____ Entries

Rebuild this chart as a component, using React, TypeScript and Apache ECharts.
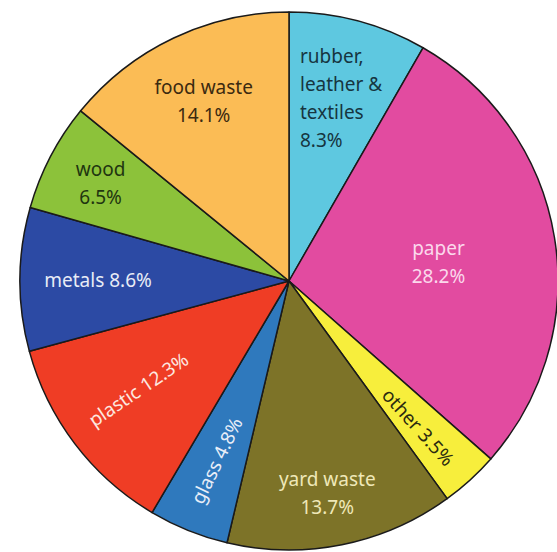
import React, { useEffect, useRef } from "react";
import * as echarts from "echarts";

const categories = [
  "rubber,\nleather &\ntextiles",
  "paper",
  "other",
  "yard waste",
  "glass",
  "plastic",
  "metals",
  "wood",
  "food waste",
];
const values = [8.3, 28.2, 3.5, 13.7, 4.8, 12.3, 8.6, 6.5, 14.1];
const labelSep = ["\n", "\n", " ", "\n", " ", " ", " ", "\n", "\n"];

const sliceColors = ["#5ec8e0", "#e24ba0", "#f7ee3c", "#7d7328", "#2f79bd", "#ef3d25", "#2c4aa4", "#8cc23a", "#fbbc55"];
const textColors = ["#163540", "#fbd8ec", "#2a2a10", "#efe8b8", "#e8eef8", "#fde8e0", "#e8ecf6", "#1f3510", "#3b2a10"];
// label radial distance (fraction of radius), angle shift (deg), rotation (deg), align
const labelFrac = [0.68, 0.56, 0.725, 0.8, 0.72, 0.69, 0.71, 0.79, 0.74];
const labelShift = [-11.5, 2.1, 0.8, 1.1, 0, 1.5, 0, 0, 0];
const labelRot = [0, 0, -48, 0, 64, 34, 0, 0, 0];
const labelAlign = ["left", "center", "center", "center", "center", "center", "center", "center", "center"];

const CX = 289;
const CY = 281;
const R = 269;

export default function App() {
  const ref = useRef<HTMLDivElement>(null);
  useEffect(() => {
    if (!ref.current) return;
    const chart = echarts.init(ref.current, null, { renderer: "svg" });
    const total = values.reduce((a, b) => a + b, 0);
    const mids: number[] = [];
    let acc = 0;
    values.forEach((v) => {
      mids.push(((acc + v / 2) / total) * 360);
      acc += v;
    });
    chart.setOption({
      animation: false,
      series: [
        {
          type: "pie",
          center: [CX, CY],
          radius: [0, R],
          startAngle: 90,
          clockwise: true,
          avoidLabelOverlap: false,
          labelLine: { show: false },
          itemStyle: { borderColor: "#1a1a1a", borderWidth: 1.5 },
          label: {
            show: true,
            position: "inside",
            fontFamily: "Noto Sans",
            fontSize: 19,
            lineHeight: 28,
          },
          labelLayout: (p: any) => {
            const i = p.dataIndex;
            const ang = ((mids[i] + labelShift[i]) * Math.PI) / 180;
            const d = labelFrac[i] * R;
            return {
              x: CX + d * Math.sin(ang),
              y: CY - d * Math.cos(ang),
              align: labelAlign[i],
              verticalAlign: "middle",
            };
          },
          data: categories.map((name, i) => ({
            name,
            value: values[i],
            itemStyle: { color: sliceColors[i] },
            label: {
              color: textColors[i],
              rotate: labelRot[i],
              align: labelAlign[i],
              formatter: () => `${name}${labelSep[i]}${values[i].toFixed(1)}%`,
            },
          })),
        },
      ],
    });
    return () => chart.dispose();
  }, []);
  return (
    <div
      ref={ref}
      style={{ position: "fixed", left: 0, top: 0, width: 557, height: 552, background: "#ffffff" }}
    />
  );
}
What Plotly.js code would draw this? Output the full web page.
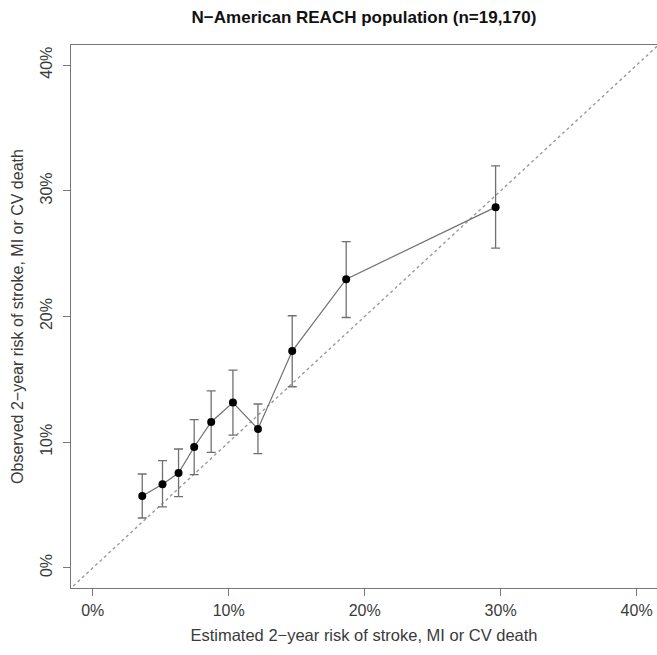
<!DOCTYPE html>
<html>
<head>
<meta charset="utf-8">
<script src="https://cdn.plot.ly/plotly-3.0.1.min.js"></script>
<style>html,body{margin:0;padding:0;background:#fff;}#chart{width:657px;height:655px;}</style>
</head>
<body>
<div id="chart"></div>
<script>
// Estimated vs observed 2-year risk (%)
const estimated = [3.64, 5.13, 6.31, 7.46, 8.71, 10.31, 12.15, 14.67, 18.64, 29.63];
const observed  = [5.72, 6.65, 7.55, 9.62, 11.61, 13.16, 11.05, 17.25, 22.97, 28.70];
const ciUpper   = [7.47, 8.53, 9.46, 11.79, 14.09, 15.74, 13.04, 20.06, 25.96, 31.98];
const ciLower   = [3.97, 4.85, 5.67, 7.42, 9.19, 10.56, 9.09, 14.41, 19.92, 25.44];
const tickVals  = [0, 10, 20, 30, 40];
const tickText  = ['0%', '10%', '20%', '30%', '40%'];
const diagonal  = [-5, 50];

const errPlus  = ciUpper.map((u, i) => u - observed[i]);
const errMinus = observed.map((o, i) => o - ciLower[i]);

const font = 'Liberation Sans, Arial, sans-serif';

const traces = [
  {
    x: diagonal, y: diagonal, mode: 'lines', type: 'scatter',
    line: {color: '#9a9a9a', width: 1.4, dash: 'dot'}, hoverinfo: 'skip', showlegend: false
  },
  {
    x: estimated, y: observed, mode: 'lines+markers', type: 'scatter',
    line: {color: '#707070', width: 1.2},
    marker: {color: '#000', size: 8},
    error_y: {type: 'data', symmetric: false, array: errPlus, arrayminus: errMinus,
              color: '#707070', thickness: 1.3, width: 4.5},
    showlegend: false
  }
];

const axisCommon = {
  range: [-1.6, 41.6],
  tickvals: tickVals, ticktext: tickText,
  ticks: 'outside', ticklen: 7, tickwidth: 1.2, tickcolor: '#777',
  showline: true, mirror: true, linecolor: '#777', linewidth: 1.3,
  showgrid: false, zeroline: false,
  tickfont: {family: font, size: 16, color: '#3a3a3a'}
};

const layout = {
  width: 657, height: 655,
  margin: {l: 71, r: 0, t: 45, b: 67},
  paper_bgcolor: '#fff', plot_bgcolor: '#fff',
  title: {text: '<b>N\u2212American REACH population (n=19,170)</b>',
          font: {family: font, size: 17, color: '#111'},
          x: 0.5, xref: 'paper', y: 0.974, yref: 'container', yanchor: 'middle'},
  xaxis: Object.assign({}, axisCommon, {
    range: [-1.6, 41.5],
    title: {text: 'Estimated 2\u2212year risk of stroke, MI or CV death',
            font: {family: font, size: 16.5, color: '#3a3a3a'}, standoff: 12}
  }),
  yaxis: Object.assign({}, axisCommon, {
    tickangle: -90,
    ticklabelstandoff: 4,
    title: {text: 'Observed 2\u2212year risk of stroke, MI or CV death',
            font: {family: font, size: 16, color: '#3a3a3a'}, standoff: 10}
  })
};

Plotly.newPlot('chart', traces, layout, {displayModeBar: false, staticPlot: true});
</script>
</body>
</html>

________

Without the pictures, reproduce every line of the records above exactly.

### Worked answer
Rebuild this chart as a component, using React, TypeScript and Apache ECharts.
import React, { useEffect, useRef } from "react";
import * as echarts from "echarts";

const categories = [
  "rubber,\nleather &\ntextiles",
  "paper",
  "other",
  "yard waste",
  "glass",
  "plastic",
  "metals",
  "wood",
  "food waste",
];
const values = [8.3, 28.2, 3.5, 13.7, 4.8, 12.3, 8.6, 6.5, 14.1];
const labelSep = ["\n", "\n", " ", "\n", " ", " ", " ", "\n", "\n"];

const sliceColors = ["#5ec8e0", "#e24ba0", "#f7ee3c", "#7d7328", "#2f79bd", "#ef3d25", "#2c4aa4", "#8cc23a", "#fbbc55"];
const textColors = ["#163540", "#fbd8ec", "#2a2a10", "#efe8b8", "#e8eef8", "#fde8e0", "#e8ecf6", "#1f3510", "#3b2a10"];
// label radial distance (fraction of radius), angle shift (deg), rotation (deg), align
const labelFrac = [0.68, 0.56, 0.725, 0.8, 0.72, 0.69, 0.71, 0.79, 0.74];
const labelShift = [-11.5, 2.1, 0.8, 1.1, 0, 1.5, 0, 0, 0];
const labelRot = [0, 0, -48, 0, 64, 34, 0, 0, 0];
const labelAlign = ["left", "center", "center", "center", "center", "center", "center", "center", "center"];

const CX = 289;
const CY = 281;
const R = 269;

export default function App() {
  const ref = useRef<HTMLDivElement>(null);
  useEffect(() => {
    if (!ref.current) return;
    const chart = echarts.init(ref.current, null, { renderer: "svg" });
    const total = values.reduce((a, b) => a + b, 0);
    const mids: number[] = [];
    let acc = 0;
    values.forEach((v) => {
      mids.push(((acc + v / 2) / total) * 360);
      acc += v;
    });
    chart.setOption({
      animation: false,
      series: [
        {
          type: "pie",
          center: [CX, CY],
          radius: [0, R],
          startAngle: 90,
          clockwise: true,
          avoidLabelOverlap: false,
          labelLine: { show: false },
          itemStyle: { borderColor: "#1a1a1a", borderWidth: 1.5 },
          label: {
            show: true,
            position: "inside",
            fontFamily: "Noto Sans",
            fontSize: 19,
            lineHeight: 28,
          },
          labelLayout: (p: any) => {
            const i = p.dataIndex;
            const ang = ((mids[i] + labelShift[i]) * Math.PI) / 180;
            const d = labelFrac[i] * R;
            return {
              x: CX + d * Math.sin(ang),
              y: CY - d * Math.cos(ang),
              align: labelAlign[i],
              verticalAlign: "middle",
            };
          },
          data: categories.map((name, i) => ({
            name,
            value: values[i],
            itemStyle: { color: sliceColors[i] },
            label: {
              color: textColors[i],
              rotate: labelRot[i],
              align: labelAlign[i],
              formatter: () => `${name}${labelSep[i]}${values[i].toFixed(1)}%`,
            },
          })),
        },
      ],
    });
    return () => chart.dispose();
  }, []);
  return (
    <div
      ref={ref}
      style={{ position: "fixed", left: 0, top: 0, width: 557, height: 552, background: "#ffffff" }}
    />
  );
}
What Plotly.js code would draw this? Output the full web page.
<!DOCTYPE html>
<html>
<head>
<meta charset="utf-8">
<script src="https://cdn.plot.ly/plotly-3.0.1.min.js"></script>
<style>html,body{margin:0;padding:0;background:#fff;}#chart{width:657px;height:655px;}</style>
</head>
<body>
<div id="chart"></div>
<script>
// Estimated vs observed 2-year risk (%)
const estimated = [3.64, 5.13, 6.31, 7.46, 8.71, 10.31, 12.15, 14.67, 18.64, 29.63];
const observed  = [5.72, 6.65, 7.55, 9.62, 11.61, 13.16, 11.05, 17.25, 22.97, 28.70];
const ciUpper   = [7.47, 8.53, 9.46, 11.79, 14.09, 15.74, 13.04, 20.06, 25.96, 31.98];
const ciLower   = [3.97, 4.85, 5.67, 7.42, 9.19, 10.56, 9.09, 14.41, 19.92, 25.44];
const tickVals  = [0, 10, 20, 30, 40];
const tickText  = ['0%', '10%', '20%', '30%', '40%'];
const diagonal  = [-5, 50];

const errPlus  = ciUpper.map((u, i) => u - observed[i]);
const errMinus = observed.map((o, i) => o - ciLower[i]);

const font = 'Liberation Sans, Arial, sans-serif';

const traces = [
  {
    x: diagonal, y: diagonal, mode: 'lines', type: 'scatter',
    line: {color: '#9a9a9a', width: 1.4, dash: 'dot'}, hoverinfo: 'skip', showlegend: false
  },
  {
    x: estimated, y: observed, mode: 'lines+markers', type: 'scatter',
    line: {color: '#707070', width: 1.2},
    marker: {color: '#000', size: 8},
    error_y: {type: 'data', symmetric: false, array: errPlus, arrayminus: errMinus,
              color: '#707070', thickness: 1.3, width: 4.5},
    showlegend: false
  }
];

const axisCommon = {
  range: [-1.6, 41.6],
  tickvals: tickVals, ticktext: tickText,
  ticks: 'outside', ticklen: 7, tickwidth: 1.2, tickcolor: '#777',
  showline: true, mirror: true, linecolor: '#777', linewidth: 1.3,
  showgrid: false, zeroline: false,
  tickfont: {family: font, size: 16, color: '#3a3a3a'}
};

const layout = {
  width: 657, height: 655,
  margin: {l: 71, r: 0, t: 45, b: 67},
  paper_bgcolor: '#fff', plot_bgcolor: '#fff',
  title: {text: '<b>N\u2212American REACH population (n=19,170)</b>',
          font: {family: font, size: 17, color: '#111'},
          x: 0.5, xref: 'paper', y: 0.974, yref: 'container', yanchor: 'middle'},
  xaxis: Object.assign({}, axisCommon, {
    range: [-1.6, 41.5],
    title: {text: 'Estimated 2\u2212year risk of stroke, MI or CV death',
            font: {family: font, size: 16.5, color: '#3a3a3a'}, standoff: 12}
  }),
  yaxis: Object.assign({}, axisCommon, {
    tickangle: -90,
    ticklabelstandoff: 4,
    title: {text: 'Observed 2\u2212year risk of stroke, MI or CV death',
            font: {family: font, size: 16, color: '#3a3a3a'}, standoff: 10}
  })
};

Plotly.newPlot('chart', traces, layout, {displayModeBar: false, staticPlot: true});
</script>
</body>
</html>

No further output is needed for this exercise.